Popco review

Popco review

Popco is gloriously wild fiction full of codes, secrets, quirky loner romance, humanitarian comment and vegan recipes – all wrapped up in a deliciously eclectic story about a toy company and sweatshop labour…

Please judge PopCo by its shiny, pretty cover. It contains numerous delights, including codes, secrets, romance, and general hope for humanity. Popco is like one of those toys that turns from a car into a robot. First it’s a cool novel, and then it’s an interesting piece of social commentary!

Popco opens with the heroine, Alice Butler, alone at a train station. She’s a quirky loner who dabbles in herbal remedies and late-night wandering instead of traveling with other people. She works at a toy company called Popco, and resists the tides of fashion and coolness as steadfastly as her hip co-workers follow them. The narration is light and fun to read, and how can you resist a girl named Alice with a tea obsession? Although she’s good at her work, Popco is not the benevolent institution you would expect a toy company to be.

Cue ominous music.

Popco is not simply a toy company, Alice points out. Popco capitalizes on children’s desires and fears. Alice works at the company as a hired mind, creating concepts for children’s toy kits. Most of the action takes place at a Popco company retreat, or “Thought Camp.” She there meets a vegetarian named Ben, who becomes her new boyfriend. The plot thickens when coded messages start showing up in her room, and the executives at Popco choose her and a few other people for a special project.

The story flashes back to Alice’s childhood with her mathematician grandparents, who gave her a necklace with an unexplained number on it.
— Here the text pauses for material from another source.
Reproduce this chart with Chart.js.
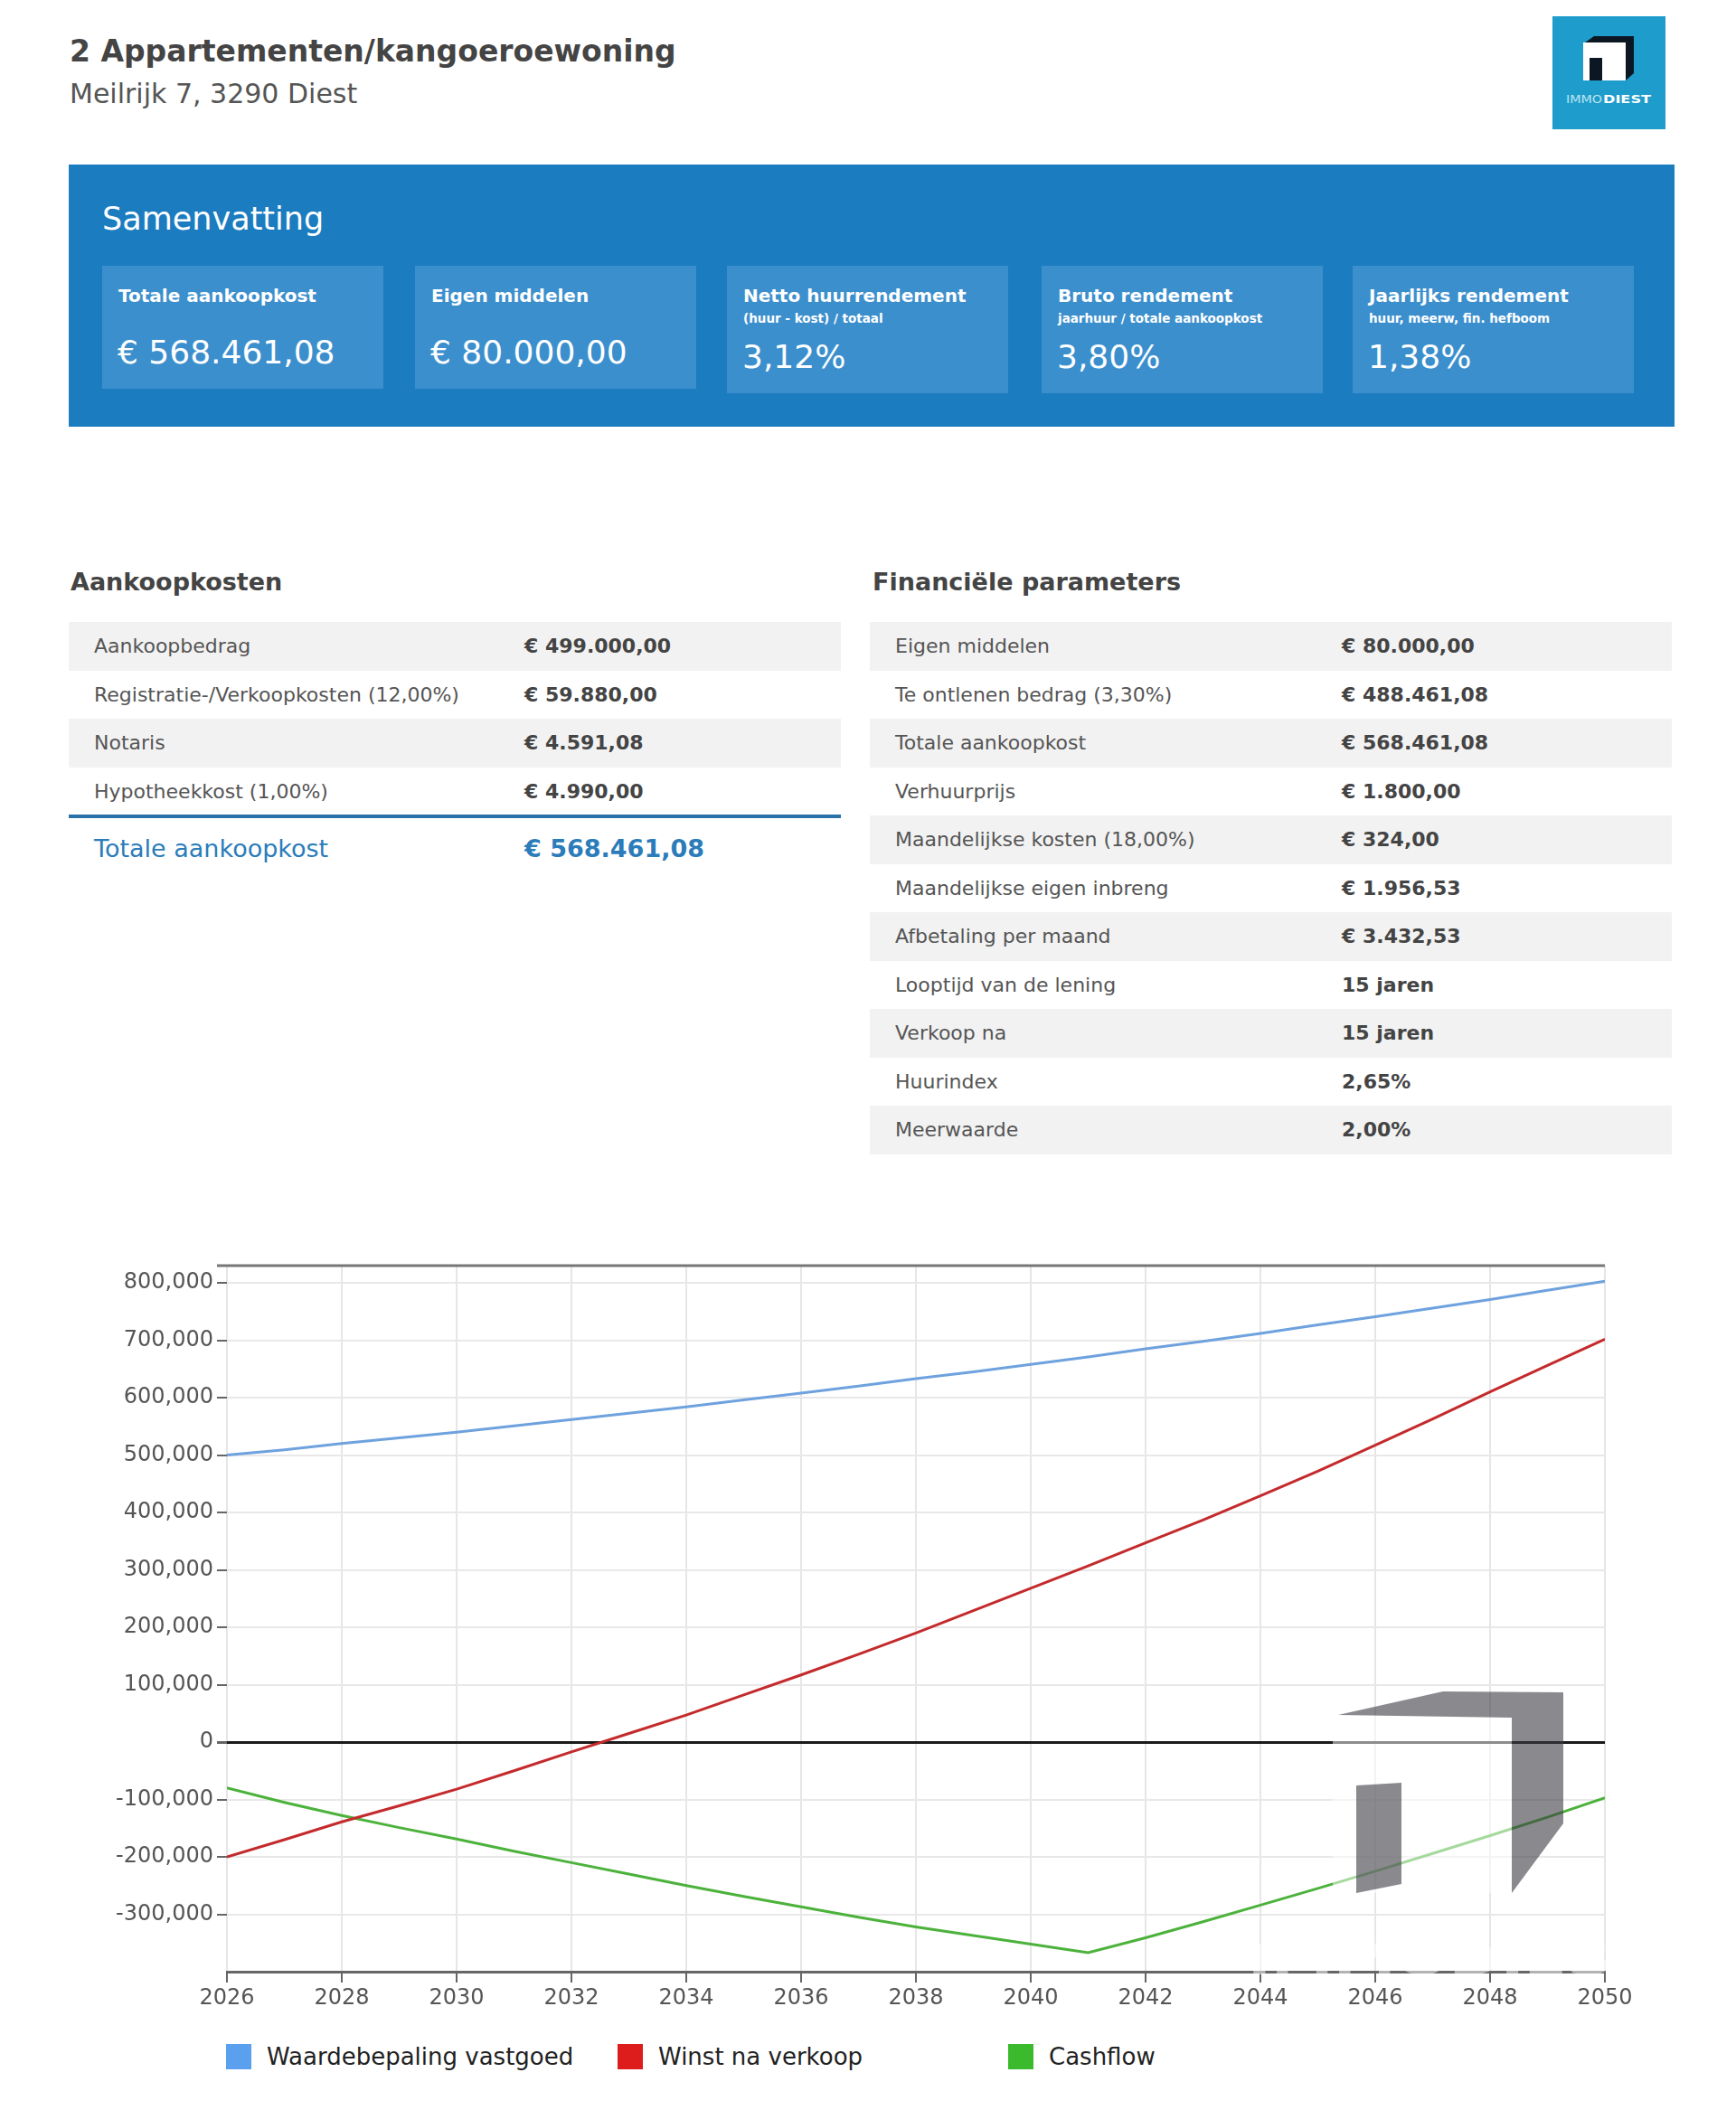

Watching her grow up fleshes out her character and shows how she got to be the staunch non-conformist that she is at present.

Popco deals with a lot of different topics. It’s a hyperactive novel, with a lot of different themes and tangents. Alice is smart and honest, and by the end of the book, Alice’s every discovery and personal victory seems like yours, too. Various mysteries unfold, including a series of coded messages with an unknown origin, a new super-important project at Popco, and another secret that Alice has carried with her for her whole life and still doesn’t understand.

Popco is an entertaining, rewarding read. It’s also an eye-opener that makes you think twice about many of the parts of life we just accept as normal, like advertising, sweatshop labor, and huge corporations. By the end of the book, you may be questioning your own participation in globalization and big corporations. However, the stealthy addition of values to the book detracts nothing from the fun plot and narration. Will Alice succumb to the sweet siren call of Coolness? In a world where toys are made by impoverished kids in foreign countries, will sweatshop-using corporations continue to dominate? Will Alice crack the code that has followed her for her whole life?

Find out all this and more in Popco. Plus, there’s a vegan cake recipe. It’s just the best thing ever.